begin INFORMATION SUPPLIED

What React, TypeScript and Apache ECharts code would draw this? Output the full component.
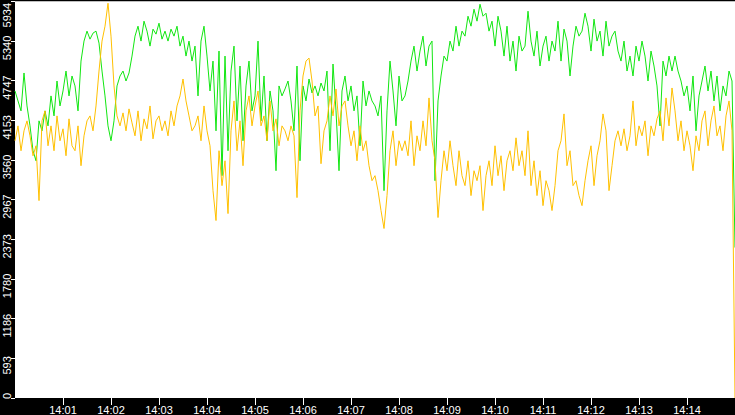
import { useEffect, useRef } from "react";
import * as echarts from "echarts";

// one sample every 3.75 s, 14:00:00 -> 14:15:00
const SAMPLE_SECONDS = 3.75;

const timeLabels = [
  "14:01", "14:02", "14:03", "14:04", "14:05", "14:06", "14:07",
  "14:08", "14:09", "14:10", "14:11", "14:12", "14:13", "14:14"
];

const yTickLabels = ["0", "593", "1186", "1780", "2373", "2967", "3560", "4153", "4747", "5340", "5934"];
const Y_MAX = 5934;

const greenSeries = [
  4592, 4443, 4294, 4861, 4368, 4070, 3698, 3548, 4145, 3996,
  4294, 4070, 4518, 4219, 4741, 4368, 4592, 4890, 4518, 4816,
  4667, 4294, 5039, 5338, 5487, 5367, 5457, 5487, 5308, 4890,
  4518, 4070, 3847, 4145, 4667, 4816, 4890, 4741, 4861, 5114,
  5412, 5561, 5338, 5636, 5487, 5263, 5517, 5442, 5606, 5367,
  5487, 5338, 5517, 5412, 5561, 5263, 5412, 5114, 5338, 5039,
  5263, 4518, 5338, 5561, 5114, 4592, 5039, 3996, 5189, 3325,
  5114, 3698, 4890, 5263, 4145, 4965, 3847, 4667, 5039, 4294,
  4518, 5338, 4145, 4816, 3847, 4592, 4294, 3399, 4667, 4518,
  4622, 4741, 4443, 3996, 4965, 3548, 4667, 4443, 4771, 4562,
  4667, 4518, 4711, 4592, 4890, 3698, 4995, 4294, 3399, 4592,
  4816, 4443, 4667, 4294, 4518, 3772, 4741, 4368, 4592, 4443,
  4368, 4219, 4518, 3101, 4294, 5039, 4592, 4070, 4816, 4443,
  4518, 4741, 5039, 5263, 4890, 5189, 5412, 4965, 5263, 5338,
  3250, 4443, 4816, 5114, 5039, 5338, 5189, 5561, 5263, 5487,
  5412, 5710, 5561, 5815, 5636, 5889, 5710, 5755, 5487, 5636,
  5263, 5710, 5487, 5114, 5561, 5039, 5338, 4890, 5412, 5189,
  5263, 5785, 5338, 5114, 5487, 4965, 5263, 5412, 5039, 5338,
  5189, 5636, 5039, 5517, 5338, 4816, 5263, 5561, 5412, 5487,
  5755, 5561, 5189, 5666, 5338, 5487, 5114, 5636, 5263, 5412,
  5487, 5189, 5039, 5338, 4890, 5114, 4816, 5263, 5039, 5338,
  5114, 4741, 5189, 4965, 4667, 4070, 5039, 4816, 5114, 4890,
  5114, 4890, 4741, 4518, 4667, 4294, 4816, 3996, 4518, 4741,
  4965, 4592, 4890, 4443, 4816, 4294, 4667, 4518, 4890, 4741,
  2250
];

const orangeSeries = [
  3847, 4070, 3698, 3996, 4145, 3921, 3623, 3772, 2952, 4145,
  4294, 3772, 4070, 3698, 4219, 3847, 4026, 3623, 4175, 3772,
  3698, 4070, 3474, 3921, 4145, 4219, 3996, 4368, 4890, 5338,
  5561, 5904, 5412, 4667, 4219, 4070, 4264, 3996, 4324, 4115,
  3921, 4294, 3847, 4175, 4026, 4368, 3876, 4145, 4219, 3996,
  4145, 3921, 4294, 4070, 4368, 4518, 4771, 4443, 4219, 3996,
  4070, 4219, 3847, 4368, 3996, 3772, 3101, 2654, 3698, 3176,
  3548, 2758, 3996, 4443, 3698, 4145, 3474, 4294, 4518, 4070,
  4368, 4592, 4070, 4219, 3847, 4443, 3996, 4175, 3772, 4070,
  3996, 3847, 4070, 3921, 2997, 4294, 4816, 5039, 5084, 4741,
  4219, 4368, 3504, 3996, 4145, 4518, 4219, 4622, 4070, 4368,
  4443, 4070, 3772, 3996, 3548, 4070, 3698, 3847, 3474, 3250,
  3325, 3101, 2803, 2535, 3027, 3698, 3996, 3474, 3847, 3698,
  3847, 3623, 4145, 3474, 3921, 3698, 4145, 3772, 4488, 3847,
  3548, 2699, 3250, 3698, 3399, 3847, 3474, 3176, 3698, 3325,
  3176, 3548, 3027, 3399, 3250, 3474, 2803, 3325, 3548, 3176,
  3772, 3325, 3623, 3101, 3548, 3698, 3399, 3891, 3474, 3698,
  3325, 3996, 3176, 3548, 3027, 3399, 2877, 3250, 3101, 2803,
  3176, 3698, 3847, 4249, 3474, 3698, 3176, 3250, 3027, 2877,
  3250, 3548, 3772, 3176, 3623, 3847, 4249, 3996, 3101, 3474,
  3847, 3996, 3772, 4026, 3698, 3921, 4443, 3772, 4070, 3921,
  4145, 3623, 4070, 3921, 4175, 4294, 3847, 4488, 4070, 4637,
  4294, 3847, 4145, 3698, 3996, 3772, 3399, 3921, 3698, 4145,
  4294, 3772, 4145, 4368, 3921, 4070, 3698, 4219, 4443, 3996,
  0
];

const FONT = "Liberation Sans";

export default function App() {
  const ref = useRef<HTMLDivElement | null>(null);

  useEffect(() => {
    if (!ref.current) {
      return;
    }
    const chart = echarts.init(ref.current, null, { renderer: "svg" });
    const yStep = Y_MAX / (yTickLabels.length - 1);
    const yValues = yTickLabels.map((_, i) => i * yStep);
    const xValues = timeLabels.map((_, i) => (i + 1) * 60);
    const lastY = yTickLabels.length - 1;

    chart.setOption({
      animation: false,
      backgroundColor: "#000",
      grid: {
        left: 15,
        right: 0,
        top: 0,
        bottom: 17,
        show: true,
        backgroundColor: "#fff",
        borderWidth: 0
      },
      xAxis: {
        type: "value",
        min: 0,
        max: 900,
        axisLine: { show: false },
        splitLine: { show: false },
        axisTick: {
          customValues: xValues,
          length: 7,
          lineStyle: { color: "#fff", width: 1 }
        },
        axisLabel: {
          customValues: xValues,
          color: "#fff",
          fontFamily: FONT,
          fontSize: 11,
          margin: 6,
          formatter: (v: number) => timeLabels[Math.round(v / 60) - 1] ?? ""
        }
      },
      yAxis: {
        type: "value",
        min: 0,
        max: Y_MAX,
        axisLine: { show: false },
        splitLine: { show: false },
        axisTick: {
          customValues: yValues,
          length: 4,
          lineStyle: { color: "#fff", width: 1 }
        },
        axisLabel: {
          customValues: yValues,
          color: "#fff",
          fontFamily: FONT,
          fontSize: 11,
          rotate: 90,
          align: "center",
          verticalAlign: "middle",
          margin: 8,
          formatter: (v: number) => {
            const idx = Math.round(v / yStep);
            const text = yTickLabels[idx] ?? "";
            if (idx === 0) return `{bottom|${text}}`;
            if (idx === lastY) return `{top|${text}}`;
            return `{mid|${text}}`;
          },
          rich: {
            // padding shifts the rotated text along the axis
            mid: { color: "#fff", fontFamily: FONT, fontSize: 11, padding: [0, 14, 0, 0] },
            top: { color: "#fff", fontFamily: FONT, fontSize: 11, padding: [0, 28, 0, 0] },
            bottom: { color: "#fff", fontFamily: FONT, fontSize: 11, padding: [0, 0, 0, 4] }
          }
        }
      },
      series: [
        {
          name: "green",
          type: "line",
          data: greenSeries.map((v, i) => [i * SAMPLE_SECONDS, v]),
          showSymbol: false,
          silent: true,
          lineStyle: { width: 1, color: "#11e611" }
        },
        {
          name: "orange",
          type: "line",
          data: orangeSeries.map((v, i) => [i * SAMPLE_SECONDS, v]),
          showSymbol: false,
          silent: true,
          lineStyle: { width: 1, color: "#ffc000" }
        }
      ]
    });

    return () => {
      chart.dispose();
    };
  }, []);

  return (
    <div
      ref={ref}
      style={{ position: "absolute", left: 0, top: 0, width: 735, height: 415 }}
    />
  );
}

end INFORMATION SUPPLIED

WHAT TO DO: Go from the first line of the listing to the line holding "const Y_MAX = 5934;" and, please, transcribe those lines exactly, both included, with no pictures.

REPLY TO THE EXERCISE:
What React, TypeScript and Apache ECharts code would draw this? Output the full component.
import { useEffect, useRef } from "react";
import * as echarts from "echarts";

// one sample every 3.75 s, 14:00:00 -> 14:15:00
const SAMPLE_SECONDS = 3.75;

const timeLabels = [
  "14:01", "14:02", "14:03", "14:04", "14:05", "14:06", "14:07",
  "14:08", "14:09", "14:10", "14:11", "14:12", "14:13", "14:14"
];

const yTickLabels = ["0", "593", "1186", "1780", "2373", "2967", "3560", "4153", "4747", "5340", "5934"];
const Y_MAX = 5934;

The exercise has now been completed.